Maybe? I suppose it depends on how well these sell.
What’s the best way to learn how to read /use ? Not a handyman or math guy. :/>]
Tape measures are fairly intuitive – they’re basically coiled-up rulers. For most users, the hook on the end is your primary reference, and moves to compensate for inside or outside measurements, such as the length within a door frame or the length of a piece of wood.
For learning “how to read an inch ruler,” there are many excellent references online and on YouTube. If you are bad with fractions, a metric tape measure might be easier.
I’m using a Fatmax for example. Look at the marks. Within 1 inch space, you’ll notice many marks of different lengths; and the lengths are symmetrical around the 1/2 mark. There’s meaning behind that. We’ll work from the longest mark down, because you can be reasonably close, you’ll be good enough. The smallest marks are the 1/16ths, which is precision not always required in rough construction.
The one which spans across the tape represent whole numbers. 1, 2, 3, 4 … The numbers are listed to the left, and the mark goes from edge to edge.
The second longest mark indicates halves.
That should be easy. So now you’re able to read 8-1/2″, 4″, 21″, 144-1/2″ and so on.
Then half of halves the tick marks shrink down to quarters. The quarter marks would be the next longest after the half mark. The first quarter is simply 1/4. The second quarter mark is after the half mark, and is 3/4. Not bad.
Then half of quarters are 1/8ths. Eights are usually what get people tripped up.
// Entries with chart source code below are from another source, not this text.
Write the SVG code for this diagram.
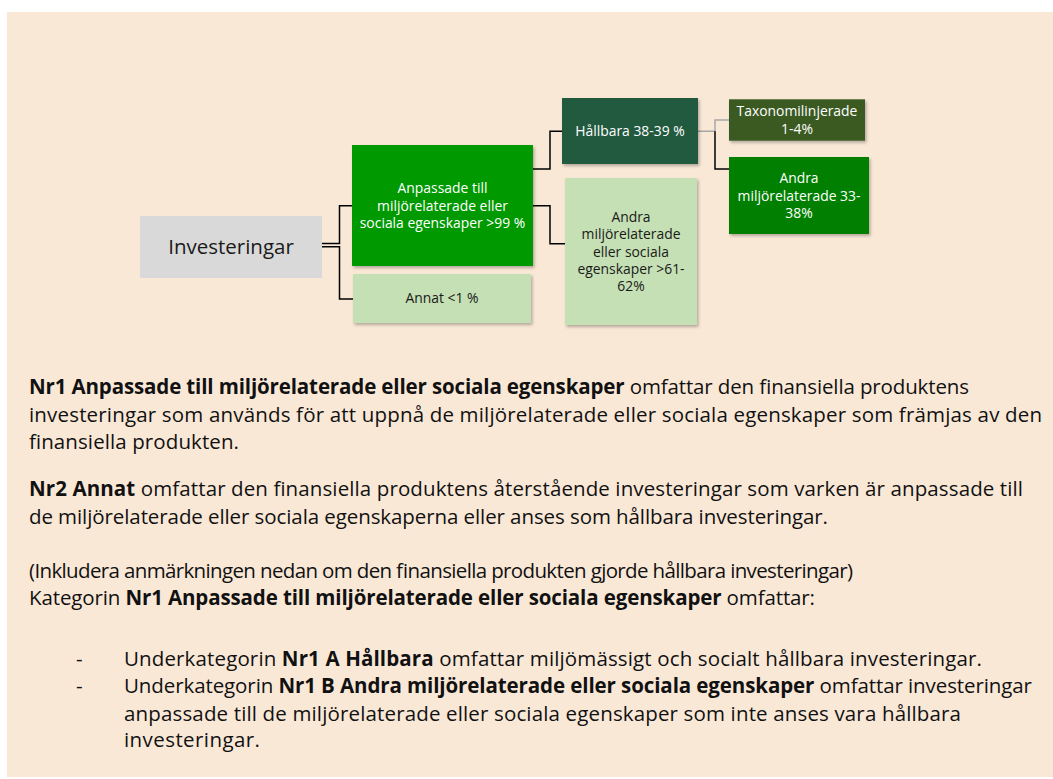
<svg xmlns="http://www.w3.org/2000/svg" width="1053" height="779" viewBox="0 0 1053 779">
<defs>
<filter id="sh" x="-10%" y="-10%" width="130%" height="140%">
<feDropShadow dx="1.5" dy="2" stdDeviation="1.8" flood-color="#000" flood-opacity="0.28"/>
</filter>
<style>
.box{filter:url(#sh)}
.bt{font-family:"Open Sans","Liberation Sans",sans-serif;font-size:13.9px;text-anchor:middle}
.w{fill:#ffffff}
.d{fill:#1a1a1a}
.body{font-family:"Open Sans","Liberation Sans",sans-serif;font-size:20.5px;fill:#111111}
.b{font-weight:bold}
.con{fill:none;stroke:#000000;stroke-width:1.5}
.gray{fill:none;stroke:#a6a6a6;stroke-width:1.5}
</style>
</defs>
<rect x="7" y="12" width="1046" height="765" fill="#fae8d7"/>

<g id="connectors">
<path class="con" d="M322,243.5 H339.5 V205.7 H352"/>
<path class="con" d="M322,246.8 H339.5 V299 H353"/>
<path class="con" d="M533,169 H550 V131.3 H562"/>
<path class="con" d="M533,205.7 H550 V243.7 H565"/>
<path class="gray" d="M698,131.3 H715 V120 H729"/>
<path class="con" d="M715,131.3 V169 H729"/>
</g>

<g id="investeringar">
<rect x="140" y="216" width="182" height="62" fill="#d9d9d9"/>
<text x="231" y="253.5" class="bt d" style="font-size:20.5px">Investeringar</text>
</g>

<g id="anpassade">
<rect class="box" x="352" y="145" width="181" height="121" fill="#009900"/>
<text class="bt w"><tspan x="442.5" y="193">Anpassade till</tspan><tspan x="442.5" y="210.5">miljörelaterade eller</tspan><tspan x="442.5" y="228">sociala egenskaper &gt;99 %</tspan></text>
</g>

<g id="annat">
<rect class="box" x="353" y="274" width="178" height="49" fill="#c5e0b4"/>
<text x="442" y="303.3" class="bt d">Annat &lt;1 %</text>
</g>

<g id="hallbara">
<rect class="box" x="562" y="98" width="136" height="66" fill="#245a3f"/>
<text x="630" y="135.7" class="bt w">Hållbara 38-39 %</text>
</g>

<g id="andra-sociala">
<rect class="box" x="565" y="178" width="132" height="147" fill="#c5e0b4"/>
<text class="bt d"><tspan x="631" y="221.7">Andra</tspan><tspan x="631" y="239">miljörelaterade</tspan><tspan x="631" y="256.7">eller sociala</tspan><tspan x="631" y="274">egenskaper &gt;61-</tspan><tspan x="631" y="291.3">62%</tspan></text>
</g>

<g id="taxonomi">
<rect class="box" x="729" y="99.3" width="136" height="41.4" fill="#3a5a24"/>
<text class="bt w"><tspan x="797" y="116">Taxonomilinjerade</tspan><tspan x="797" y="133.5">1-4%</tspan></text>
</g>

<g id="andra-miljo">
<rect class="box" x="729" y="157" width="140" height="77" fill="#007f00"/>
<text class="bt w"><tspan x="799" y="183.3">Andra</tspan><tspan x="799" y="200.8">miljörelaterade 33-</tspan><tspan x="799" y="218">38%</tspan></text>
</g>

<g id="text">
<text class="body" x="29" y="394.3" textLength="940" lengthAdjust="spacing"><tspan class="b">Nr1 Anpassade till miljörelaterade eller sociala egenskaper</tspan> omfattar den finansiella produktens</text>
<text class="body" x="29" y="421.8" textLength="1013" lengthAdjust="spacing">investeringar som används för att uppnå de miljörelaterade eller sociala egenskaper som främjas av den</text>
<text class="body" x="29" y="449.2" textLength="210" lengthAdjust="spacing">finansiella produkten.</text>
<text class="body" x="29" y="496" textLength="994" lengthAdjust="spacing"><tspan class="b">Nr2 Annat</tspan> omfattar den finansiella produktens återstående investeringar som varken är anpassade till</text>
<text class="body" x="29" y="524" textLength="799" lengthAdjust="spacing">de miljörelaterade eller sociala egenskaperna eller anses som hållbara investeringar.</text>
<text class="body" x="29" y="578.3" textLength="824" lengthAdjust="spacing">(Inkludera anmärkningen nedan om den finansiella produkten gjorde hållbara investeringar)</text>
<text class="body" x="29" y="605.2" textLength="786" lengthAdjust="spacing">Kategorin <tspan class="b">Nr1 Anpassade till miljörelaterade eller sociala egenskaper</tspan> omfattar:</text>
<text class="body" x="76" y="666">-</text>
<text class="body" x="124" y="666" textLength="858" lengthAdjust="spacing">Underkategorin <tspan class="b">Nr1 A Hållbara</tspan> omfattar miljömässigt och socialt hållbara investeringar.</text>
<text class="body" x="76" y="693.4">-</text>
<text class="body" x="124" y="693.4" textLength="908" lengthAdjust="spacing">Underkategorin <tspan class="b">Nr1 B Andra miljörelaterade eller sociala egenskaper</tspan> omfattar investeringar</text>
<text class="body" x="124" y="720.6" textLength="837" lengthAdjust="spacing">anpassade till de miljörelaterade eller sociala egenskaper som inte anses vara hållbara</text>
<text class="body" x="124" y="747.4" textLength="136" lengthAdjust="spacing">investeringar.</text>
</g>
</svg>
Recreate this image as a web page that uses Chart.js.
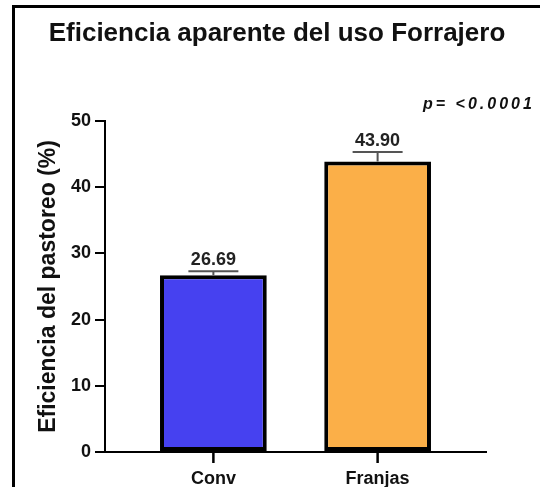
<!DOCTYPE html>
<html>
<head>
<meta charset="utf-8">
<script src="https://cdn.jsdelivr.net/npm/chart.js@4/dist/chart.umd.min.js"></script>
<style>
  html, body { margin: 0; padding: 0; background: #fff; }
  #wrap { position: relative; width: 540px; height: 487px; overflow: hidden; }
  #frame { position: absolute; left: 12px; top: 5px; width: 600px; height: 600px; border-left: 3px solid #000; border-top: 3px solid #000; }
  canvas { position: absolute; left: 0; top: 0; }
</style>
</head>
<body>
<div id="wrap">
  <div id="frame"></div>
  <canvas id="chart" width="540" height="487"></canvas>
</div>
<script>
const categories = ['Conv', 'Franjas'];
const means = [26.69, 43.90];
const errors = [0.6, 1.4];
const barColors = ['#4641F0', '#FBAF48'];
const yTicks = [0, 10, 20, 30, 40, 50];
const chartTitle = 'Eficiencia aparente del uso Forrajero';
const yTitle = 'Eficiencia del pastoreo (%)';
const pValueText = 'p= <0.0001';

const fontFamily = '"Liberation Sans", Arial, sans-serif';

// error bars, value labels, x tick marks, title and p-value
const annotationsPlugin = {
    id: 'annotations',
    afterDraw(chart) {
        const ctx = chart.ctx;
        const xScale = chart.scales.x;
        const yScale = chart.scales.y;
        const meta = chart.getDatasetMeta(0);
        ctx.save();
        meta.data.forEach((bar, i) => {
            const top = yScale.getPixelForValue(means[i] + errors[i]);
            ctx.strokeStyle = '#555';
            ctx.lineWidth = 2;
            ctx.beginPath();
            ctx.moveTo(bar.x, bar.y);
            ctx.lineTo(bar.x, top);
            ctx.moveTo(bar.x - 25, top);
            ctx.lineTo(bar.x + 25, top);
            ctx.stroke();

            ctx.fillStyle = '#222';
            ctx.font = 'bold 18px ' + fontFamily;
            ctx.textAlign = 'center';
            ctx.textBaseline = 'bottom';
            ctx.fillText(means[i].toFixed(2), bar.x, top - 2);
        });

        // tick marks under the categories
        ctx.strokeStyle = '#000';
        ctx.lineWidth = 2.5;
        categories.forEach((c, i) => {
            const px = xScale.getPixelForValue(i);
            ctx.beginPath();
            ctx.moveTo(px, yScale.bottom);
            ctx.lineTo(px, yScale.bottom + 11);
            ctx.stroke();
        });

        ctx.fillStyle = '#111';
        ctx.font = 'bold 26px ' + fontFamily;
        ctx.textAlign = 'center';
        ctx.textBaseline = 'middle';
        ctx.fillText(chartTitle, 277, 34);

        ctx.font = 'italic bold 16px ' + fontFamily;
        ctx.textAlign = 'left';
        ctx.letterSpacing = '3px';
        ctx.fillText(pValueText, 423, 105);
        ctx.restore();
    }
};

const ctx = document.getElementById('chart').getContext('2d');
new Chart(ctx, {
    type: 'bar',
    data: {
        datasets: [{
            data: categories.map((c, i) => ({ x: i, y: means[i] })),
            backgroundColor: barColors,
            borderColor: '#000',
            borderWidth: 4,
            borderSkipped: false,
            barPercentage: 0.65,
            categoryPercentage: 1
        }]
    },
    options: {
        responsive: false,
        animation: false,
        layout: {
            padding: { left: 0, right: 54, top: 121, bottom: 0 }
        },
        scales: {
            x: {
                type: 'linear',
                min: -0.66,
                max: 1.66,
                offset: false,
                afterBuildTicks: scale => {
                    scale.ticks = categories.map((c, i) => ({ value: i }));
                },
                afterFit: scale => { scale.height = 35; },
                grid: {
                    offset: false,
                    drawOnChartArea: false,
                    drawTicks: false
                },
                border: { color: '#000', width: 2 },
                ticks: {
                    callback: v => categories[v],
                    autoSkip: false,
                    maxRotation: 0,
                    padding: 16,
                    color: '#111',
                    font: { family: fontFamily, size: 18, weight: 'bold' }
                }
            },
            y: {
                min: 0,
                max: 50,
                afterBuildTicks: scale => {
                    scale.ticks = yTicks.map(v => ({ value: v }));
                },
                afterFit: scale => { scale.width = 105; },
                grid: {
                    drawOnChartArea: false,
                    tickLength: 10,
                    color: '#000',
                    lineWidth: 2
                },
                border: { color: '#000', width: 2 },
                ticks: {
                    padding: 4,
                    color: '#111',
                    font: { family: fontFamily, size: 18, weight: 'bold' }
                },
                title: {
                    display: true,
                    text: yTitle,
                    color: '#111',
                    padding: { top: 35, bottom: 0 },
                    font: { family: fontFamily, size: 23, weight: 'bold' }
                }
            }
        },
        plugins: {
            legend: { display: false },
            tooltip: { enabled: false }
        }
    },
    plugins: [annotationsPlugin]
});
</script>
</body>
</html>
All these fractions are read simplified so it’s an odd number on top (numerator), and a even number bottom (denominator). So odd on top: 1, 3, 5, 7. And because I’m talking about Eights, the denominator will be eight.
If the mark is before the 1/4″, it’s going to be 1. That’s 1 for the numerator, and 8 for the denominator. If it’s after the 1/4″, it’s going to be 3. That’s 3/8ths.
If the mark is before the 3/4″, it’s going to be 5 (for the numerator), and if the mark is after 3/4″ it’s going to be 7 (for the numerator). The easiest way for me to remember the eights are this. The first tick mark of the eights length nearest the beginning of the whole number (whole line) will be one. We start counting at once. the tick mark of the eights nearest the end of the whole number will be 7. Because 7 8 9. That’s my memory trick.
And reading eights will be enough for most times. What tradesmen do for the 16ths, which is the smallest mark, and toughest to read is that they’ll read the 1/8ths quickly and say heavy or light. That would be the next nearest 1/16th.
For drywallers, they’ll read all measurements in 8ths. If a guy screams down 56_3, he’ll mean 56 and 3/8 “. Same for measurements which could be simplified to quarters or halves. So 84_2 would mean 84 and 2/8. But 2/8th isn’t on the tape measure because it simplifies down to 1/4. And for measurements landing on the smallest marks on the 16th, they’ll say 95_6 heavy. Which means 95 and 6/8 heavy. That would be tick mark after 3/4″ or 13/16.
That simplifies much of the math.
If you’re able to quickly memorize or commit to your knowledge the basic fraction simplifications up to an eight, you should be able to read a tape measure. Those fraction simplifications would on the eights, so 1/8th, 2/8th (which is 1/4″), 3/8th, 4/8th (which is 1/2″), 5/8th, 6/8 (which is 3/4″), and 7/8”.
I am an electrician by trade, and we do use sixteenths (1/16th, the smallest tick marks) sometimes when laying out conduits, but the vast majority of our measurements, we can go to eights precision, at least when bending pipe.
I’d buy it. I love SBD’s Fat Max tape measures but they’re very basic in terms of features. They’ve see Milwaukee push the envelope in terms of advances such as the finger grip, dual sided printing, larger clip. And many fatmax users are the type who won’t go for the new bells and whistles. So it makes sense for SBD to use another brand to experiment new features with the same Fatmax build quality. (The truth is that, Milwaukees and Komelons tapes don’t last as long). If there could be anything next, a neon color tape would be better than the classic yellow, because it’s so much easier to read in dim conditions.